To get a feel for the ‘values’ inherent in Western haiku, we turn to one of the first attempts in the fifty or so years of ELH to present haiku from different parts of the world in one place. In 2001, frogpond, the official journal of the Haiku Society of America, produced an International Haiku Issue, featuring haiku from poets around the world (approximately 200 poets from 24 countries) including Australia. The unstated purpose of this issue appears to have been an ‘international exchange’ to sample the interest and variety of haiku to be found around the globe. As issue editor, Jim Kacian says, to ‘deepen the conversation’ about haiku. Eight haiku were selected from each country, the Australian haiku selected by Janice Bostok and Lyn Reeves. No submission criteria were provided so it is not clear what editors were looking for other than a sample of the local craft. For the purposes of comparison and to survey the work of Australian haiku poets appearing in this international journal alongside poets from other English-speaking countries, the following is a sample of three haiku each (of the eight appearing per country) from Australian, English and US poets, with discussion to follow:

Australia:

almost winter
the press of grape leaf upon grape leaf
how red!

space — Ross Coward
space     (frogpond, Vol. 24, No. 1, 2001, p. 9).

   
  thundering possums spill over the dry roof

space — Rosanna Licari
space     (frogpond, Vol. 24, No. 1, 2001, p. 8).

 
    three-quarter moon
the gecko moves
from light to shadow

space — Sue Mill
space     (frogpond, Vol. 24, No. 1, 2001, p. 9).


England:

harvest moon
the cat shapes itself
in the empty pot

space — David Rollins
space      (frogpond, Vol. 24, No. 1, 2001, p. 21).

   
  wind-blown rain slotting another stone into the cairn

space — Stuart Quine
space      (frogpond, Vol. 24, No. 1, 2001, p. 21).

 
    thunder at twilight
the rusty tin roof
begins to brighten

space — Claire Bugler Hewitt
space     (frogpond, Vol. 24, No. 1, 2001, p. 20).



The United States:

full
moon
kissing
entirely

space — Ed Baker
space     (frogpond, Vol. 24, No. 1, 2001, p. 48).

   
  leaves look larger
on the stream’s bottom
autumn deepens

space — Burnell Lippy
space     (frogpond, Vol. 24, No. 1, 2001, p. 48).

 
    almost winter
the golfer putts
through his shadow

space — Yvonne Hardenbrook
space      (frogpond, Vol. 24, No. 1, 2001, p. 48).

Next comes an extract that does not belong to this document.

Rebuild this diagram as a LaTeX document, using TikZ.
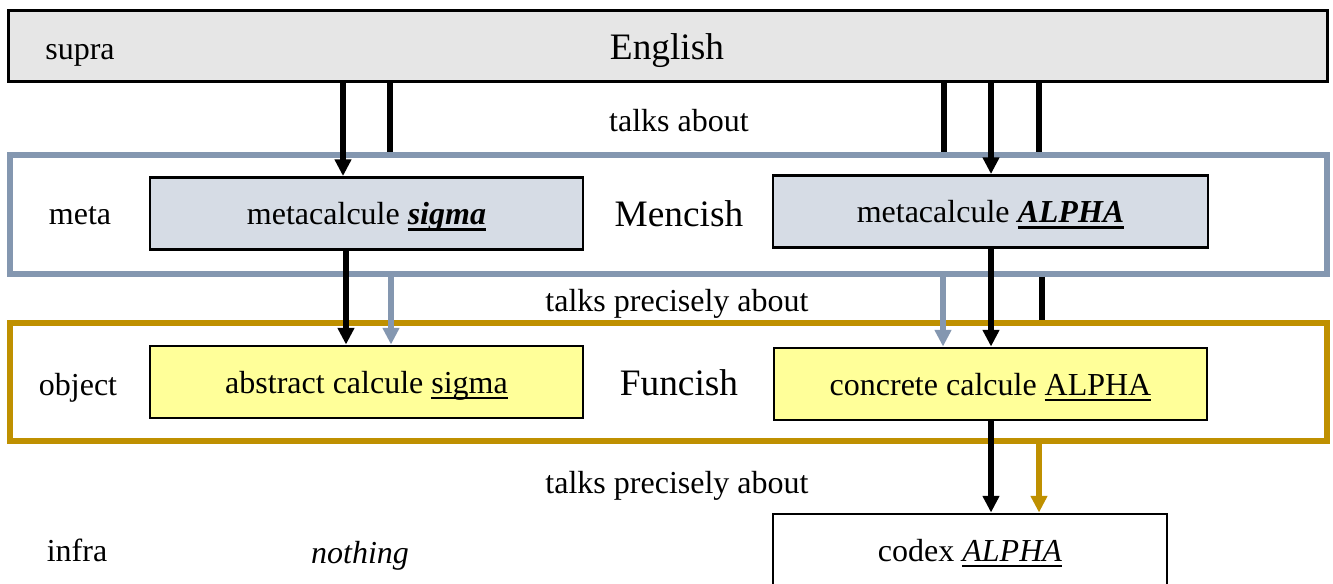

These haiku all represent sharply observed meditations on nature and human nature, and are characterised by the brevity and impartiality typical of the genre. On many levels, though, they mirror each other. There is a very similar look and feel to these poems. With the exception of Baker’s poem, there is a repetition of form, either three- or one-line, the layouts are generally alike, and a similar rhythm is detectable. Of most interest to us, however, for the purposes of this discussion, is the subject matter. The content of these poems is remarkably similar, even interchangeable, and it would be a hard task to determine where each of these poems originated without knowing something of the author’s background. The selection criteria for this international collection of poems clearly did not emphasise cultural references, allusions to local place names or poetry typical of the region. Very little distinguishes them as ‘Australian’, ‘English’ or ‘American’. They point to growing evidence of haiku becoming a transnational genre, crossing borders without a ‘passport’ of origin.